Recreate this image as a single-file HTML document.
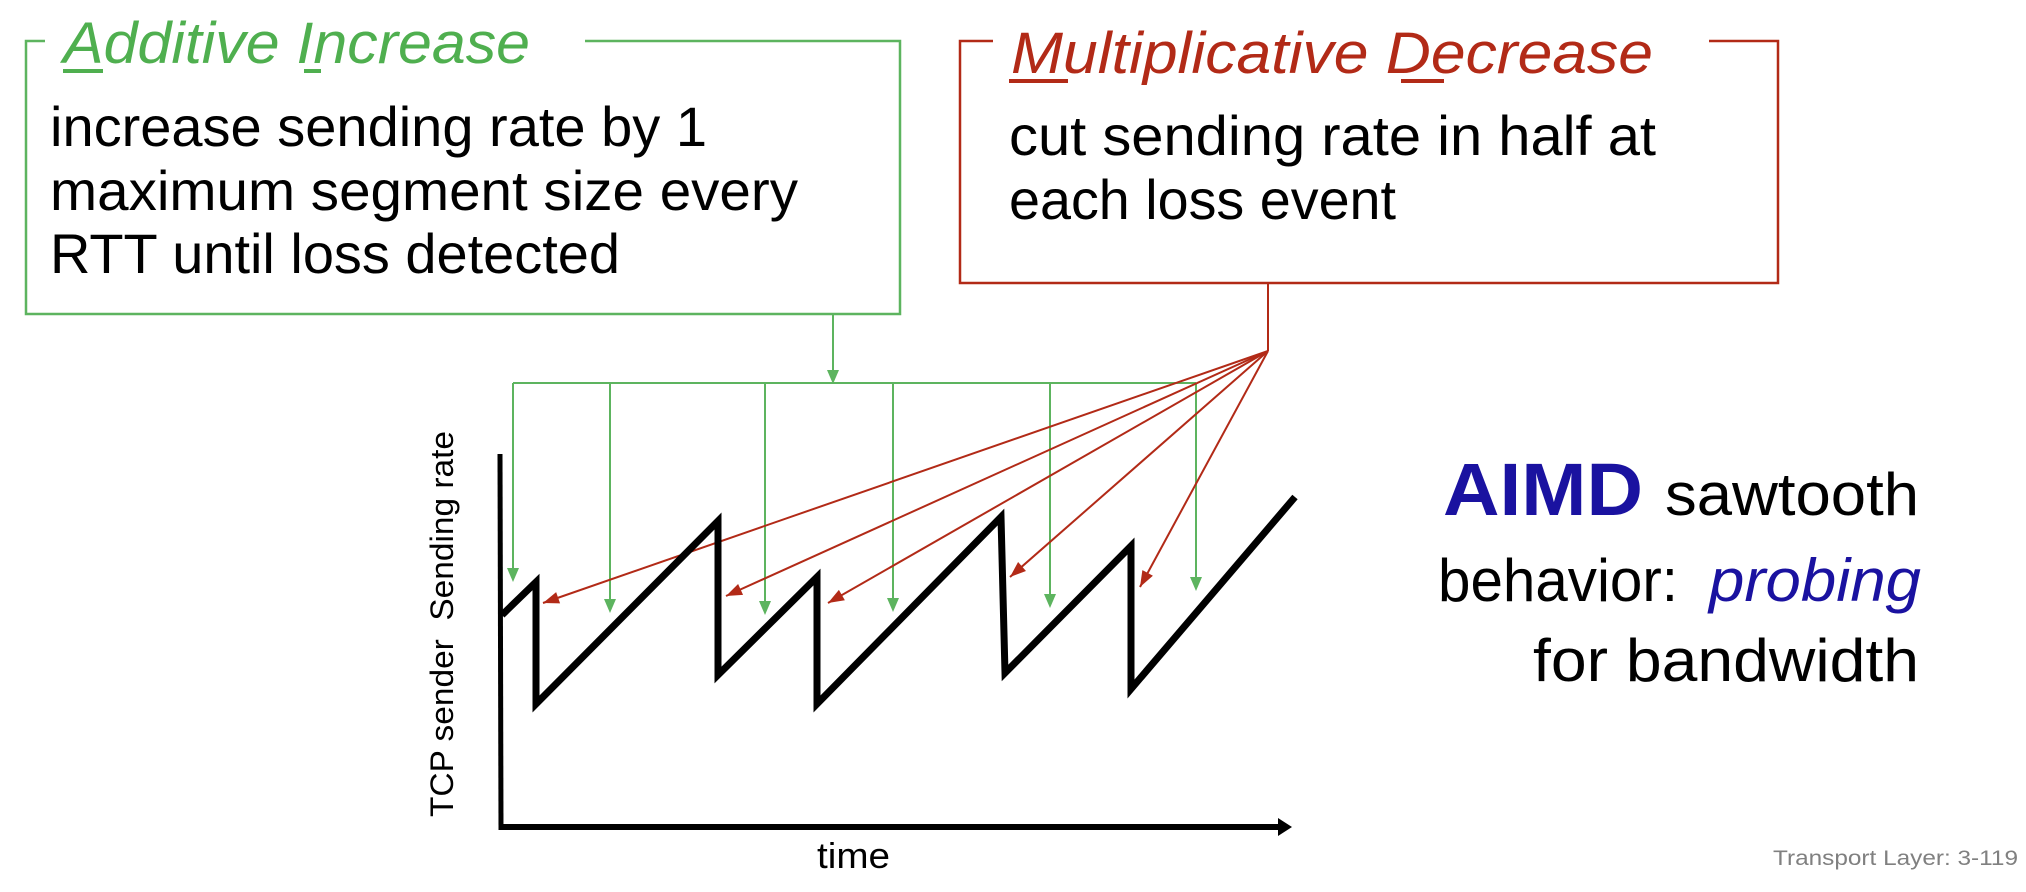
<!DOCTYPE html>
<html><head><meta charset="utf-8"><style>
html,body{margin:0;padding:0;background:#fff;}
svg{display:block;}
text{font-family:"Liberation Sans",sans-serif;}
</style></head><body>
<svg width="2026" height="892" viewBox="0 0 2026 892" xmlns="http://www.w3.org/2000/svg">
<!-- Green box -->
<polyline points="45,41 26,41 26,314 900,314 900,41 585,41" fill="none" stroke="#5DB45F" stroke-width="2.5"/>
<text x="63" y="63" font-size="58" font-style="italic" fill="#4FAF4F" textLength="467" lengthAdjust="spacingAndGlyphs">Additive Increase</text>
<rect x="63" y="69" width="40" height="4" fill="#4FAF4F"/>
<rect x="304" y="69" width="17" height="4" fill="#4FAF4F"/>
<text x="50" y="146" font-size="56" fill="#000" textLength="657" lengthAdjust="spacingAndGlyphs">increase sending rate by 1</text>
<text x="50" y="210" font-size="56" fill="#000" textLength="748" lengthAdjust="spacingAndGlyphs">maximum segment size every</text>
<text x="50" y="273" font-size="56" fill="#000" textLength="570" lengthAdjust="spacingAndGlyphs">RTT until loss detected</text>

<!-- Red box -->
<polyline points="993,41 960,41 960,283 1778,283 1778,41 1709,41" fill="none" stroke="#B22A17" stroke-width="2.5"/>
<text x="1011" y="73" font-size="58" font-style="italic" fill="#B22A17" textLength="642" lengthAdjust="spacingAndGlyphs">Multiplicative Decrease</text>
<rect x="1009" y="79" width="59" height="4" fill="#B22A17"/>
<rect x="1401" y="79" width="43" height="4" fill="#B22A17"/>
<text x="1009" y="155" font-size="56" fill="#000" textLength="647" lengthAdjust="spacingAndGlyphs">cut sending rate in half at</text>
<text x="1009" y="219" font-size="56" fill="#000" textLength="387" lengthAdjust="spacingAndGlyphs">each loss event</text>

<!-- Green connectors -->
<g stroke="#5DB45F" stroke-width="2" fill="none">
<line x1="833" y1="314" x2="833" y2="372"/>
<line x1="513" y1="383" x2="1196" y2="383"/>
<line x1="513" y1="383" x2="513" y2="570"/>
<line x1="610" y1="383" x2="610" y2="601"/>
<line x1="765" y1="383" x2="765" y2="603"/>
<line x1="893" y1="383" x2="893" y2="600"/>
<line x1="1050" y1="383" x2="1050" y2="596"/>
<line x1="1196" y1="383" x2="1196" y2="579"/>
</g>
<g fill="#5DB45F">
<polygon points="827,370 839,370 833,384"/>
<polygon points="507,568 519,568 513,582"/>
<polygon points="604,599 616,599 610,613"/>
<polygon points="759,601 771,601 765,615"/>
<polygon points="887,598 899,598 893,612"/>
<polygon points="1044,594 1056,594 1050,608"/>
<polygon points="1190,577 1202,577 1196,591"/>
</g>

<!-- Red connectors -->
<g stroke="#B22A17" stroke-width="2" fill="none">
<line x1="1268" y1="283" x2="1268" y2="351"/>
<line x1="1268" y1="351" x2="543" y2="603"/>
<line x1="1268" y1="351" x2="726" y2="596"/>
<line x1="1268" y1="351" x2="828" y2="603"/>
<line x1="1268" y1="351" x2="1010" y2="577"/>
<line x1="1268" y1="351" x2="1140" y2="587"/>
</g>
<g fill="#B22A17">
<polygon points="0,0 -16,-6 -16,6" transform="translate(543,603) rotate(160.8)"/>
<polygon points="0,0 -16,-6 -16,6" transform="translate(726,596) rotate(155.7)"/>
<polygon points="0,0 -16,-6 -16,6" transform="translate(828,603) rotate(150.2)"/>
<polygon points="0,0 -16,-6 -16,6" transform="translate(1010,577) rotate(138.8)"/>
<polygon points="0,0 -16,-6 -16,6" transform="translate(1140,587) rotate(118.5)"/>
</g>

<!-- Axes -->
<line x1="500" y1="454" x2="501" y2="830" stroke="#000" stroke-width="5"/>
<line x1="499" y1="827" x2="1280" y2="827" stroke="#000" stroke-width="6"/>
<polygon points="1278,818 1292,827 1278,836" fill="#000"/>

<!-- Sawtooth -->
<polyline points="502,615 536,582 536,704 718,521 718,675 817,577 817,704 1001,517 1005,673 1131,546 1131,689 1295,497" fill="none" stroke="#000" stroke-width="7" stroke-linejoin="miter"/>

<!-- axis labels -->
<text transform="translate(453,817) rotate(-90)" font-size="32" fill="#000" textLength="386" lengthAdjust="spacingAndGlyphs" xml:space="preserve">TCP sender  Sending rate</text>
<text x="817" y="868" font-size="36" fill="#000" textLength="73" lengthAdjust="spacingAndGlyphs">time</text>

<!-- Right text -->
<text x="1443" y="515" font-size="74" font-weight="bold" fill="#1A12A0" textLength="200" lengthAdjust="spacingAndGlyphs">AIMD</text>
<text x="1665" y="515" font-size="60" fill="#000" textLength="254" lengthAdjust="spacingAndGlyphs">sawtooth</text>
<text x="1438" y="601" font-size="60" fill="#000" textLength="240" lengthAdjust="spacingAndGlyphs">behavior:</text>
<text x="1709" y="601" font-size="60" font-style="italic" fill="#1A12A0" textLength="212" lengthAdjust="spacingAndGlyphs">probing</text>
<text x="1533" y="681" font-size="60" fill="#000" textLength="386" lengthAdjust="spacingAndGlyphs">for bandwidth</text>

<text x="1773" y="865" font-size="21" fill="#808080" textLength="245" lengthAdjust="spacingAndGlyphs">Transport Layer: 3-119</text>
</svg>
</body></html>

SHORT TASK:
Take the listing above and restate it word for word, without its pictures.

WRITTEN SOLUTION:
Recreate this image as a single-file HTML document.
<!DOCTYPE html>
<html><head><meta charset="utf-8"><style>
html,body{margin:0;padding:0;background:#fff;}
svg{display:block;}
text{font-family:"Liberation Sans",sans-serif;}
</style></head><body>
<svg width="2026" height="892" viewBox="0 0 2026 892" xmlns="http://www.w3.org/2000/svg">
<!-- Green box -->
<polyline points="45,41 26,41 26,314 900,314 900,41 585,41" fill="none" stroke="#5DB45F" stroke-width="2.5"/>
<text x="63" y="63" font-size="58" font-style="italic" fill="#4FAF4F" textLength="467" lengthAdjust="spacingAndGlyphs">Additive Increase</text>
<rect x="63" y="69" width="40" height="4" fill="#4FAF4F"/>
<rect x="304" y="69" width="17" height="4" fill="#4FAF4F"/>
<text x="50" y="146" font-size="56" fill="#000" textLength="657" lengthAdjust="spacingAndGlyphs">increase sending rate by 1</text>
<text x="50" y="210" font-size="56" fill="#000" textLength="748" lengthAdjust="spacingAndGlyphs">maximum segment size every</text>
<text x="50" y="273" font-size="56" fill="#000" textLength="570" lengthAdjust="spacingAndGlyphs">RTT until loss detected</text>

<!-- Red box -->
<polyline points="993,41 960,41 960,283 1778,283 1778,41 1709,41" fill="none" stroke="#B22A17" stroke-width="2.5"/>
<text x="1011" y="73" font-size="58" font-style="italic" fill="#B22A17" textLength="642" lengthAdjust="spacingAndGlyphs">Multiplicative Decrease</text>
<rect x="1009" y="79" width="59" height="4" fill="#B22A17"/>
<rect x="1401" y="79" width="43" height="4" fill="#B22A17"/>
<text x="1009" y="155" font-size="56" fill="#000" textLength="647" lengthAdjust="spacingAndGlyphs">cut sending rate in half at</text>
<text x="1009" y="219" font-size="56" fill="#000" textLength="387" lengthAdjust="spacingAndGlyphs">each loss event</text>

<!-- Green connectors -->
<g stroke="#5DB45F" stroke-width="2" fill="none">
<line x1="833" y1="314" x2="833" y2="372"/>
<line x1="513" y1="383" x2="1196" y2="383"/>
<line x1="513" y1="383" x2="513" y2="570"/>
<line x1="610" y1="383" x2="610" y2="601"/>
<line x1="765" y1="383" x2="765" y2="603"/>
<line x1="893" y1="383" x2="893" y2="600"/>
<line x1="1050" y1="383" x2="1050" y2="596"/>
<line x1="1196" y1="383" x2="1196" y2="579"/>
</g>
<g fill="#5DB45F">
<polygon points="827,370 839,370 833,384"/>
<polygon points="507,568 519,568 513,582"/>
<polygon points="604,599 616,599 610,613"/>
<polygon points="759,601 771,601 765,615"/>
<polygon points="887,598 899,598 893,612"/>
<polygon points="1044,594 1056,594 1050,608"/>
<polygon points="1190,577 1202,577 1196,591"/>
</g>

<!-- Red connectors -->
<g stroke="#B22A17" stroke-width="2" fill="none">
<line x1="1268" y1="283" x2="1268" y2="351"/>
<line x1="1268" y1="351" x2="543" y2="603"/>
<line x1="1268" y1="351" x2="726" y2="596"/>
<line x1="1268" y1="351" x2="828" y2="603"/>
<line x1="1268" y1="351" x2="1010" y2="577"/>
<line x1="1268" y1="351" x2="1140" y2="587"/>
</g>
<g fill="#B22A17">
<polygon points="0,0 -16,-6 -16,6" transform="translate(543,603) rotate(160.8)"/>
<polygon points="0,0 -16,-6 -16,6" transform="translate(726,596) rotate(155.7)"/>
<polygon points="0,0 -16,-6 -16,6" transform="translate(828,603) rotate(150.2)"/>
<polygon points="0,0 -16,-6 -16,6" transform="translate(1010,577) rotate(138.8)"/>
<polygon points="0,0 -16,-6 -16,6" transform="translate(1140,587) rotate(118.5)"/>
</g>

<!-- Axes -->
<line x1="500" y1="454" x2="501" y2="830" stroke="#000" stroke-width="5"/>
<line x1="499" y1="827" x2="1280" y2="827" stroke="#000" stroke-width="6"/>
<polygon points="1278,818 1292,827 1278,836" fill="#000"/>

<!-- Sawtooth -->
<polyline points="502,615 536,582 536,704 718,521 718,675 817,577 817,704 1001,517 1005,673 1131,546 1131,689 1295,497" fill="none" stroke="#000" stroke-width="7" stroke-linejoin="miter"/>

<!-- axis labels -->
<text transform="translate(453,817) rotate(-90)" font-size="32" fill="#000" textLength="386" lengthAdjust="spacingAndGlyphs" xml:space="preserve">TCP sender  Sending rate</text>
<text x="817" y="868" font-size="36" fill="#000" textLength="73" lengthAdjust="spacingAndGlyphs">time</text>

<!-- Right text -->
<text x="1443" y="515" font-size="74" font-weight="bold" fill="#1A12A0" textLength="200" lengthAdjust="spacingAndGlyphs">AIMD</text>
<text x="1665" y="515" font-size="60" fill="#000" textLength="254" lengthAdjust="spacingAndGlyphs">sawtooth</text>
<text x="1438" y="601" font-size="60" fill="#000" textLength="240" lengthAdjust="spacingAndGlyphs">behavior:</text>
<text x="1709" y="601" font-size="60" font-style="italic" fill="#1A12A0" textLength="212" lengthAdjust="spacingAndGlyphs">probing</text>
<text x="1533" y="681" font-size="60" fill="#000" textLength="386" lengthAdjust="spacingAndGlyphs">for bandwidth</text>

<text x="1773" y="865" font-size="21" fill="#808080" textLength="245" lengthAdjust="spacingAndGlyphs">Transport Layer: 3-119</text>
</svg>
</body></html>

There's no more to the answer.